Beinahe banal ist der Verweis auf intelligente Modelle der Familienförderung, allesamt praxiserprobt, auf Familiensplitting im Steuerrecht und das kommunale Gutscheinmodell für die Tagesbetreuung. Sie sind nur Teile eines grundsätzlichen Systemwechsels in der Familienpolitik, den das Land braucht und dessen Zielrichtung ganz klar ist: nicht immer noch oben drauf, sondern Zusammenfassung bisheriger Leistungen.

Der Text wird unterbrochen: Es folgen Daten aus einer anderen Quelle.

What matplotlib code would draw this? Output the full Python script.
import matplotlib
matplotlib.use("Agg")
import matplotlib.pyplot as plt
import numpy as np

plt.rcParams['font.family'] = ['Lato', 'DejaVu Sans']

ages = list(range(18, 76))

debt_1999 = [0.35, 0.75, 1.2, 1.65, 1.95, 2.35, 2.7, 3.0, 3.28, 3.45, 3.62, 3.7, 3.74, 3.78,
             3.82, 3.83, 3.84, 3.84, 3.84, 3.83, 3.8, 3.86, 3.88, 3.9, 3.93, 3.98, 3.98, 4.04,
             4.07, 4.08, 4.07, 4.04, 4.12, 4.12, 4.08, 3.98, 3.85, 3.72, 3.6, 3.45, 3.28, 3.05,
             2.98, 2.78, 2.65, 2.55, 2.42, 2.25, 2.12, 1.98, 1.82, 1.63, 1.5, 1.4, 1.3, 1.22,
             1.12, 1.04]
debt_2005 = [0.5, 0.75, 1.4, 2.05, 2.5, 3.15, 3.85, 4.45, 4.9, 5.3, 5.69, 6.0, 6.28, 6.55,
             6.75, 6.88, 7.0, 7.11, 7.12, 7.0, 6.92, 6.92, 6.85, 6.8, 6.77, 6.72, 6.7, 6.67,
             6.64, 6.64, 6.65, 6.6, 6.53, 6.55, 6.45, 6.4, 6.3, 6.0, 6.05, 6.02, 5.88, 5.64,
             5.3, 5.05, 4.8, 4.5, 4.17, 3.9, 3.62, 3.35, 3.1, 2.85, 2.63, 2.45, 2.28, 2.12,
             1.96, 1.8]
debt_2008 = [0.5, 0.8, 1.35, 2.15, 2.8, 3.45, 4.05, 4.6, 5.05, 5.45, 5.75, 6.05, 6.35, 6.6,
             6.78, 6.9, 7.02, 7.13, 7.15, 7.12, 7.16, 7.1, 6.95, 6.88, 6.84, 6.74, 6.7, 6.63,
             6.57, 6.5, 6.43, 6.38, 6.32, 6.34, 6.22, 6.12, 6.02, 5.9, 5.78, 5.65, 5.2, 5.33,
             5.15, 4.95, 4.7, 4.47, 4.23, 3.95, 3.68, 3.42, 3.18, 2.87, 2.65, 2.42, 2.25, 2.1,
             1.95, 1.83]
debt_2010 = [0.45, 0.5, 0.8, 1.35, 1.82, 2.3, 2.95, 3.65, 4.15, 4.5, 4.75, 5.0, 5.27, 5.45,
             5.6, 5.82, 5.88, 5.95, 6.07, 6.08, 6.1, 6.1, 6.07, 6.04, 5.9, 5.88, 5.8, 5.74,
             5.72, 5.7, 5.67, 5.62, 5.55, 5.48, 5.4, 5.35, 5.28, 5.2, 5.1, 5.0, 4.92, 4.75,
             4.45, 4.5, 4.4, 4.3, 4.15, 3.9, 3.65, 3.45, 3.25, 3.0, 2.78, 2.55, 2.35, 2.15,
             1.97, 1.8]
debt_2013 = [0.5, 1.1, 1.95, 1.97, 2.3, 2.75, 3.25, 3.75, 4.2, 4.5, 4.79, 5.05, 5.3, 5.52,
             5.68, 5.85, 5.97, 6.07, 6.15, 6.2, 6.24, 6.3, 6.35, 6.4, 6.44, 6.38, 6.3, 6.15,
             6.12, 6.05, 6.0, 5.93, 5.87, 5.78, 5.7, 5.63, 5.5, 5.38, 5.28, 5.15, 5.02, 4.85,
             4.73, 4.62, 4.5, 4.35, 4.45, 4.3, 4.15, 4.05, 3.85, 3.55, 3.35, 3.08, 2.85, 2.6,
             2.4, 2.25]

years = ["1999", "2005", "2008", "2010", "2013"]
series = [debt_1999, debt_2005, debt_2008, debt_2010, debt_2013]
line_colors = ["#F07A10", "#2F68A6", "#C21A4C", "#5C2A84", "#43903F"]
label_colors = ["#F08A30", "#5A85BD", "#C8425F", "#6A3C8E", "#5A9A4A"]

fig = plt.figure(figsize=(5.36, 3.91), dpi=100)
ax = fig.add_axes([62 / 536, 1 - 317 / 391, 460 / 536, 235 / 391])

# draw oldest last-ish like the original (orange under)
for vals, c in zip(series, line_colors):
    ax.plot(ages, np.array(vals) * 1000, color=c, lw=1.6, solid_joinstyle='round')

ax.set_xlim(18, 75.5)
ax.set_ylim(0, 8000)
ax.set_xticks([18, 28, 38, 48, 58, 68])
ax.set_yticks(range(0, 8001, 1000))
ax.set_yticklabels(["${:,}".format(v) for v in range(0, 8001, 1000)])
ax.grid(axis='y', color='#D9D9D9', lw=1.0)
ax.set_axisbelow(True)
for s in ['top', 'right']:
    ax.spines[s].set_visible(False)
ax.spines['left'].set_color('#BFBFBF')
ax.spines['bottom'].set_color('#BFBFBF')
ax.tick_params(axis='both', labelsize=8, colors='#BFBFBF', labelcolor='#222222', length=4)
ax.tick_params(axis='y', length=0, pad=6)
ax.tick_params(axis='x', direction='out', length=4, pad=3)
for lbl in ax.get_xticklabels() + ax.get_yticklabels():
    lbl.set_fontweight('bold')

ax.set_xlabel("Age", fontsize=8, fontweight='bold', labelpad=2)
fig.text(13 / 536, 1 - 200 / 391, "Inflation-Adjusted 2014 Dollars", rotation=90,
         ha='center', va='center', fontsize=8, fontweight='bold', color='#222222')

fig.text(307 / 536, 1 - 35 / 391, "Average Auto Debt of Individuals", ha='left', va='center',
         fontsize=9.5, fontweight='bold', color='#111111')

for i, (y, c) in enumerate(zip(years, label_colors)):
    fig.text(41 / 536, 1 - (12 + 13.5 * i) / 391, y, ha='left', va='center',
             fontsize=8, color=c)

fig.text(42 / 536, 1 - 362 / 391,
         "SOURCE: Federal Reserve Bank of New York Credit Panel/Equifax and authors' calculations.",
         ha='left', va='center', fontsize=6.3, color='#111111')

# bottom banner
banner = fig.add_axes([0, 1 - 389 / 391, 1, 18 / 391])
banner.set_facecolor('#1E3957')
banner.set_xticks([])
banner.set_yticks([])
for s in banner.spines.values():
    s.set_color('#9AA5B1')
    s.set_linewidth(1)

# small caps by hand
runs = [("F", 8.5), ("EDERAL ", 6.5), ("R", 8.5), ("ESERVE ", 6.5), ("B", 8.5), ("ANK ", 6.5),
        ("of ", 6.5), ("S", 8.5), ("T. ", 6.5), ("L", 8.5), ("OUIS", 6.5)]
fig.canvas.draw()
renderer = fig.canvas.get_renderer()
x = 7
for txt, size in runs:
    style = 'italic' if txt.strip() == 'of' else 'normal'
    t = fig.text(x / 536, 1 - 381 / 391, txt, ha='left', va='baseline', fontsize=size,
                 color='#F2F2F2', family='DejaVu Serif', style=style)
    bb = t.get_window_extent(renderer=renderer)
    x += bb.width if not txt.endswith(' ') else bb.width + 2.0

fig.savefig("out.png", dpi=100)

Natürlich erfordert dieser Weg viel Kraft. Doch wenn es wahr ist – und Union wie SPD ziehen aus dieser Annahme einen großen Teil ihrer Regierungslegitimität –, dass umfassende Reformen am besten von Regierungen umgesetzt werden können, die von breiten Bevölkerungsschichten getragen werden, dann wird es Zeit, dass Schwarz-Rot die grundlegende familienpolitische Neuordnung beginnt. Das Verteilen von Trostpflästerchen hilft nichts. Eines aber darf man nicht von Angela Merkel erwarten: dass sie uns die Entscheidung zum Kind abnimmt.